Good advice, but impossible. The fact is, when two people are in the booth, they talk to each other. When it's just Vin, he talks to you and me. It's intimate. We're in on it. And Scully's vast knowledge of the game, his incredible store of anecdote both old and new, the fruits of his almost obsessive preparation, need not play second fiddle to some former backstop with strong opinions about when to employ the hit-and-run.

I grew up in a lucky time and place for a kid who liked to listen to sports on the radio. We had Scully doing the Dodgers, Enberg doing the Angels and Rams, the colorful, vocabulary-inventing Chick Hearn doing the Lakers, and Bob Miller, less famous than the others, somehow making hockey action make sense on the radio for the Kings. (All are still there except Enberg, long NBC's plum-assignment guy.) I was spoiled.

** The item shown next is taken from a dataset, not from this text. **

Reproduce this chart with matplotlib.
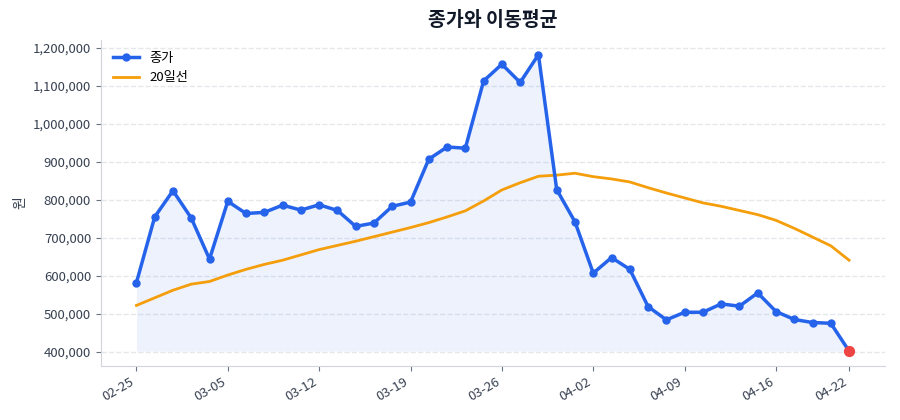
import matplotlib
matplotlib.use("Agg")
import matplotlib.pyplot as plt
from matplotlib.ticker import FuncFormatter

plt.rcParams['font.family'] = ['Noto Sans CJK KR', 'DejaVu Sans']

dates = ["02-25", "02-26", "02-27", "02-28", "03-04", "03-05", "03-06", "03-07", "03-10", "03-11",
         "03-12", "03-13", "03-14", "03-17", "03-18", "03-19", "03-20", "03-21", "03-24", "03-25",
         "03-26", "03-27", "03-28", "03-31", "04-01", "04-02", "04-03", "04-04", "04-07", "04-08",
         "04-09", "04-10", "04-11", "04-14", "04-15", "04-16", "04-17", "04-18", "04-21", "04-22"]

close = [582000, 755000, 824000, 752000, 644000, 796000, 764000, 767000, 786000, 773000,
         787000, 772000, 730000, 739000, 783000, 794000, 907000, 939000, 936000, 1113000,
         1157000, 1109000, 1182000, 827000, 742000, 607000, 648000, 617000, 519000, 484000,
         504000, 504000, 526000, 520000, 555000, 506000, 485000, 477000, 475000, 402000]

ma20 = [522000, 542000, 562000, 578000, 585000, 602000, 617000, 630000, 641000, 655000,
        669000, 680000, 691000, 703000, 715000, 727000, 740000, 755000, 771000, 797000,
        826000, 845000, 862000, 865000, 870000, 861000, 855000, 847000, 832000, 818000,
        805000, 792000, 783000, 772000, 761000, 746000, 725000, 702000, 679000, 641000]

tick_idx = [0, 5, 10, 15, 20, 25, 30, 35, 39]

blue = "#2563eb"
orange = "#f59e0b"
red = "#ef4444"

fig = plt.figure(figsize=(9, 4.2), dpi=100)
ax = fig.add_subplot(111)
fig.subplots_adjust(left=0.112, right=0.983, top=0.905, bottom=0.129)

x = list(range(len(close)))
ax.fill_between(x, close, min(close), color=blue, alpha=0.08, linewidth=0)
ax.plot(x, close, color=blue, linewidth=2.5, marker='o', markersize=5, label="종가", zorder=3)
ax.plot(x, ma20, color=orange, linewidth=2, label="20일선", zorder=2)
ax.scatter([x[-1]], [close[-1]], color=red, s=50, zorder=4)

ax.set_xticks(tick_idx)
ax.set_xticklabels([dates[i] for i in tick_idx], rotation=30, ha='right', rotation_mode='default')
ax.yaxis.set_major_formatter(FuncFormatter(lambda v, p: f"{int(v):,}"))
ax.set_yticks([400000, 500000, 600000, 700000, 800000, 900000, 1000000, 1100000, 1200000])

ax.grid(axis='y', linestyle='--', color='#e5e7eb', linewidth=1)
ax.set_axisbelow(True)
for s in ['top', 'right']:
    ax.spines[s].set_visible(False)
for s in ['left', 'bottom']:
    ax.spines[s].set_color('#d1d5db')
ax.tick_params(colors='#374151', labelsize=9.5)
ax.tick_params(axis='both', color='#6b7280')

ax.set_ylabel("원", color='#374151', fontsize=10)
ax.set_title("종가와 이동평균", fontsize=14, fontweight='bold', color='#111827', pad=10)
ax.legend(loc='upper left', frameon=False, fontsize=9.5)

fig.savefig("out.png", dpi=100)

I've heard others who grew up listening to Scully say that they never realized how good he was until they traveled around some and heard other announcers. But I knew. Looking back, I think now that Jerry Doggett, the Dodgers' longtime No. 2 announcer, was a pretty fair broadcaster, but he seemed like a clod next to the mellifluous Scully. I could hear the Angels' various broadcasters every night, and sometimes I'd tune in the San Diego Padres on KGB or even the Giants on clear-channel KNBR. Nobody like him. Nobody like the redhead.

The Dodgers defensively in this spine-tingling moment: Sandy Koufax and Jeff Torborg. The boys who will try and stop anything hit their way: Wes Parker, Dick Tracewski, Maury Wills and John Kennedy; the outfield of Lou Johnson, Willie Davis and Ron Fairly. And there's 29,000 people in the ballpark and a million butterflies.